POJ 3764 The xor-longest Path（xor trie）

TaoSama May 01, 2016

题意：

$N\le 10^5个点的树，A_i < 2^{31}$
$路径异或和：=路径上所有边权的异或和，求最大的路径异或和$

分析：

$xor trie配合简单dp思想$
$我们发现这个是个连续异或和，经典的技巧$
$设prefix[i]:=A_1\oplus A_2\oplus\cdots\oplus A_i$
$那么显然我们可以得到xor(l, r)=prefix[r]\oplus prefix[l-1]$
$同理树上也是一样的，把树搜一遍，也就是相当于求f[i]:=以i这个点结尾的路径的最大异或和$
$最终答案ans = max\{f[i]\}$
$时间复杂度O(nb)$

代码：

//
//  Created by TaoSama on 2016-04-22
//  Copyright (c) 2016 TaoSama.
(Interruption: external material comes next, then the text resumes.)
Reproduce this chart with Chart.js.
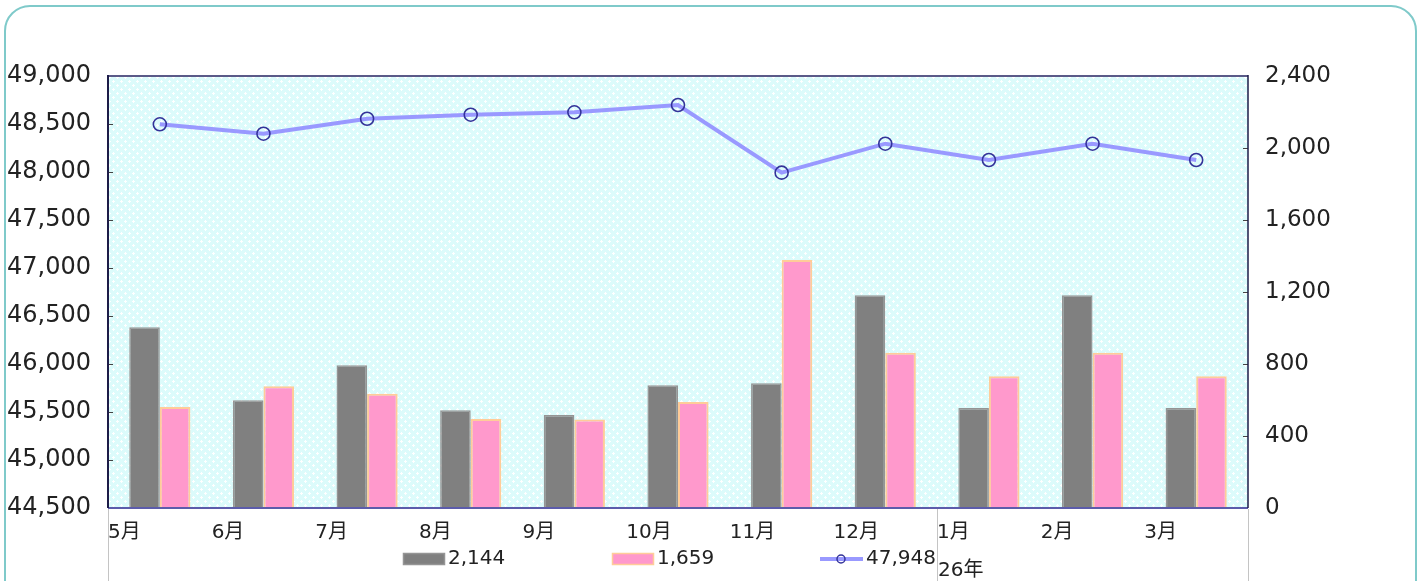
<!DOCTYPE html>
<html><head><meta charset="utf-8">
<script src="https://cdn.jsdelivr.net/npm/chart.js@4/dist/chart.umd.min.js"></script>
<style>
html,body{margin:0;padding:0;background:#fff;overflow:hidden;width:1423px;height:581px;}
#frame{position:absolute;left:4px;top:5px;width:1413px;height:620px;border:2px solid #7fcaca;border-radius:26px;box-sizing:border-box;}
#wrap{position:absolute;left:0;top:0;width:1423px;height:581px;}
</style></head><body>
<div id="frame"></div>
<div id="wrap"><canvas id="c" width="1423" height="581"></canvas></div>
<script>
// ---- data ----
const months = ['5月','6月','7月','8月','9月','10月','11月','12月','1月','2月','3月'];
const seriesNames = ['2,144','1,659','47,948'];
const grayVals = [1004, 598, 793, 543, 517, 682, 693, 1182, 556, 1182, 556];
const pinkVals = [561, 676, 635, 494, 491, 589, 1378, 863, 732, 863, 732];
const lineVals = [48497, 48399, 48555, 48597, 48622, 48698, 47993, 48295, 48125, 48295, 48125];
const leftTicks = [44500, 45000, 45500, 46000, 46500, 47000, 47500, 48000, 48500, 49000];
const rightTicks = [0, 400, 800, 1200, 1600, 2000, 2400];
const yearLabels = ['', '26年'];
const yearStarts = [0, 8];

// ---- layout/style ----
const W = 1423, H = 581;
const PL = 108, PR = 1248, PT = 76, PB = 508;
const FONT = "'DejaVu Sans', 'Noto Sans CJK JP', sans-serif";
const catW = (PR - PL) / months.length;

function makePattern(){
  const c = document.createElement('canvas'); c.width = 8; c.height = 8;
  const g = c.getContext('2d');
  g.fillStyle = '#dcfbfb'; g.fillRect(0,0,8,8);
  g.fillStyle = 'rgba(255,255,255,0.95)';
  g.fillRect(1,1,1,1); g.fillRect(0,1,3,1); g.fillRect(1,0,1,3);
  g.fillRect(5,5,1,1); g.fillRect(4,5,3,1); g.fillRect(5,4,1,3);
  return g.createPattern(c, 'repeat');
}
const bgPattern = makePattern();

const decor = {
  id: 'decor',
  beforeDatasetsDraw(chart){
    const {ctx, chartArea:a} = chart;
    ctx.save();
    ctx.fillStyle = bgPattern;
    ctx.fillRect(a.left, a.top, a.right - a.left, a.bottom - a.top);
    ctx.restore();
  },
  afterDatasetsDraw(chart){
    const {ctx, chartArea:a, scales} = chart;
    ctx.save();
    ctx.strokeStyle = '#444'; ctx.lineWidth = 1;
    scales.y.ticks.forEach(t => {
      const y = Math.round(scales.y.getPixelForValue(t.value)) + 0.5;
      ctx.beginPath(); ctx.moveTo(a.left, y); ctx.lineTo(a.left + 5, y); ctx.stroke();
    });
    scales.y1.ticks.forEach(t => {
      const y = Math.round(scales.y1.getPixelForValue(t.value)) + 0.5;
      ctx.beginPath(); ctx.moveTo(a.right - 5, y); ctx.lineTo(a.right, y); ctx.stroke();
    });
    ctx.lineWidth = 2;
    ctx.strokeStyle = '#5a5a88';
    ctx.beginPath(); ctx.moveTo(a.left, a.top); ctx.lineTo(a.right, a.top); ctx.stroke();
    ctx.strokeStyle = '#5c5cab';
    ctx.beginPath(); ctx.moveTo(a.left, a.bottom); ctx.lineTo(a.right, a.bottom); ctx.stroke();
    ctx.strokeStyle = '#1c1c48';
    ctx.beginPath(); ctx.moveTo(a.left, a.top - 1); ctx.lineTo(a.left, a.bottom); ctx.stroke();
    ctx.lineWidth = 1.5;
    ctx.beginPath(); ctx.moveTo(a.right, a.top - 1); ctx.lineTo(a.right, a.bottom); ctx.stroke();
    ctx.restore();
  },
  afterDraw(chart){
    const {ctx, chartArea:a, scales} = chart;
    const xs = scales.x;
    const step = xs.getPixelForTick(1) - xs.getPixelForTick(0);
    ctx.save();
    ctx.strokeStyle = '#c4c4c4'; ctx.lineWidth = 1;
    const seps = yearStarts.map(i => xs.getPixelForTick(i) - step / 2).concat([a.right]);
    seps.forEach(x => {
      const xx = Math.round(x) + 0.5;
      ctx.beginPath(); ctx.moveTo(xx, a.bottom + 1); ctx.lineTo(xx, H); ctx.stroke();
    });
    ctx.fillStyle = '#222'; ctx.font = '20px ' + FONT; ctx.textBaseline = 'middle'; ctx.textAlign = 'left';
    yearStarts.forEach((s, i) => {
      if (yearLabels[i]) ctx.fillText(yearLabels[i], xs.getPixelForTick(s) - step / 2 + 1, 571);
    });
    const ly = 559;
    const ds = chart.data.datasets;
    const items = [
      {x: 403, ds: ds[1], name: seriesNames[0], kind: 'bar'},
      {x: 612, ds: ds[2], name: seriesNames[1], kind: 'bar'},
      {x: 820, ds: ds[0], name: seriesNames[2], kind: 'line'}
    ];
    items.forEach(it => {
      if (it.kind === 'bar') {
        ctx.fillStyle = it.ds.backgroundColor;
        ctx.fillRect(it.x, ly - 6, 42, 12);
        ctx.strokeStyle = it.ds.borderColor; ctx.lineWidth = 1.5;
        ctx.strokeRect(it.x + 0.5, ly - 5.5, 41, 11);
        ctx.fillStyle = '#222';
        ctx.fillText(it.name, it.x + 45, ly);
      } else {
        ctx.strokeStyle = it.ds.borderColor; ctx.lineWidth = 4;
        ctx.beginPath(); ctx.moveTo(it.x, ly); ctx.lineTo(it.x + 43, ly); ctx.stroke();
        ctx.strokeStyle = it.ds.pointBorderColor; ctx.lineWidth = 1.5;
        ctx.beginPath(); ctx.arc(it.x + 21, ly, 4, 0, Math.PI * 2); ctx.stroke();
        ctx.fillStyle = '#222';
        ctx.fillText(it.name, it.x + 46, ly);
      }
    });
    ctx.restore();
  }
};

const chart = new Chart(document.getElementById('c'), {
  data: {
    labels: months,
    datasets: [
      {type: 'line', label: seriesNames[2], data: lineVals, yAxisID: 'y', order: 0,
       borderColor: '#9999ff', borderWidth: 4, tension: 0,
       pointRadius: 6.5, pointHoverRadius: 6.5, pointBorderColor: '#333399', pointBorderWidth: 1.6,
       pointBackgroundColor: 'rgba(0,0,0,0)'},
      {type: 'bar', label: seriesNames[0], data: grayVals, yAxisID: 'y1', order: 1,
       backgroundColor: '#808080', borderColor: '#959595', borderWidth: 1.5,
       barPercentage: 1, categoryPercentage: 0.59},
      {type: 'bar', label: seriesNames[1], data: pinkVals, yAxisID: 'y1', order: 2,
       backgroundColor: '#ff99cc', borderColor: '#ffcc99', borderWidth: 2,
       barPercentage: 1, categoryPercentage: 0.59}
    ]
  },
  options: {
    responsive: false, animation: false, devicePixelRatio: 1,
    layout: {padding: {top: PT, left: 0, right: 0, bottom: 0}},
    plugins: {legend: {display: false}, tooltip: {enabled: false}},
    scales: {
      x: {
        type: 'category', offset: true,
        grid: {display: false}, border: {display: false},
        ticks: {autoSkip: false, maxRotation: 0, minRotation: 0, align: 'start', labelOffset: -catW / 2,
                padding: 5, color: '#222', font: {family: FONT, size: 20}},
        afterFit(s){ s.height = H - PB; }
      },
      y: {
        position: 'left', min: leftTicks[0], max: leftTicks[leftTicks.length - 1],
        grid: {display: false}, border: {display: false},
        ticks: {stepSize: leftTicks[1] - leftTicks[0], padding: 9, color: '#222', font: {family: FONT, size: 24},
                callback: v => v.toLocaleString('en-US')},
        afterFit(s){ s.width = PL; }
      },
      y1: {
        position: 'right', min: rightTicks[0], max: rightTicks[rightTicks.length - 1],
        grid: {display: false}, border: {display: false},
        ticks: {stepSize: rightTicks[1] - rightTicks[0], padding: 9, color: '#222', font: {family: FONT, size: 23},
                callback: v => v.toLocaleString('en-US')},
        afterFit(s){ s.width = W - PR; }
      }
    }
  },
  plugins: [decor]
});
</script>
</body></html>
All rights reserved.
//
#pragma comment(linker, "/STACK:102400000,102400000")
#include <algorithm>
#include <cctype>
#include <cmath>
#include <cstdio>
#include <cstdlib>
#include <cstring>
#include <iomanip>
#include <iostream>
#include <map>
#include <queue>
#include <string>
#include <set>
#include <vector>

using namespace std;
#define pr(x) cout << #x << " = " << x << "  "
#define prln(x) cout << #x << " = " << x << endl
const int N = 1e5 + 10, INF = 0x3f3f3f3f, MOD = 1e9 + 7;

struct Trie {
    static const int M = 32 * 1e5 + 10, S = 2;
    int root, sz;
    int nxt[M][S];
    int newNode() {
        memset(nxt[sz], -1, sizeof nxt[sz]);
        return sz++;
    }
    void init() {
        sz = 0;
        root = newNode();
    }
    void insert(int x) {
        int u = root;
        for(int i = 31; ~i; --i) {
            int c = x >> i & 1, &v = nxt[u][c];
            if(v == -1) v = newNode();
            u = v;
        }
    }
    int query(int x) {
        int u = root, ret = 0;
        for(int i = 31; ~i; --i) {
            int c = x >> i & 1;
            if(~nxt[u][c ^ 1]) {
                ret |= 1 << i;
                u = nxt[u][c ^ 1];
            } else u = nxt[u][c];
        }
        return ret;
    }
} trie;

struct Edge {
    int v, nxt, c;
} edge[N << 1];
int head[N], cnt;

void addEdge(int u, int v, int c) {
    edge[cnt] = {v, head[u], c};
    head[u] = cnt++;
    edge[cnt] = {u, head[v], c};
    head[v] = cnt++;
}

void dfs(int u, int f, int sum, int& ans) {
    for(int i = head[u]; ~i; i = edge[i].nxt) {
        int v = edge[i].v;
        if(v == f) continue;
        ans = max(ans, trie.query(sum ^ edge[i].c));
        trie.insert(sum ^ edge[i].c);
        dfs(v, u, sum ^ edge[i].c, ans);
    }
}

int n;

int main() {
#ifdef LOCAL
    freopen("C:\\Users\\TaoSama\\Desktop\\in.txt", "r", stdin);
//  freopen("C:\\Users\\TaoSama\\Desktop\\out.txt","w",stdout);
#endif
    ios_base::sync_with_stdio(0);

    while(scanf("%d", &n) == 1) {
        cnt = 0; memset(head, -1, sizeof head);
        for(int i = 1; i < n; ++i) {
            int u, v, c;  scanf("%d%d%d", &u, &v, &c);
            addEdge(u, v, c);
        }
        int ans = 0;
        trie.init(); trie.insert(0);
        dfs(0, -1, 0, ans);
        printf("%d\n", ans);
    }
    return 0;
}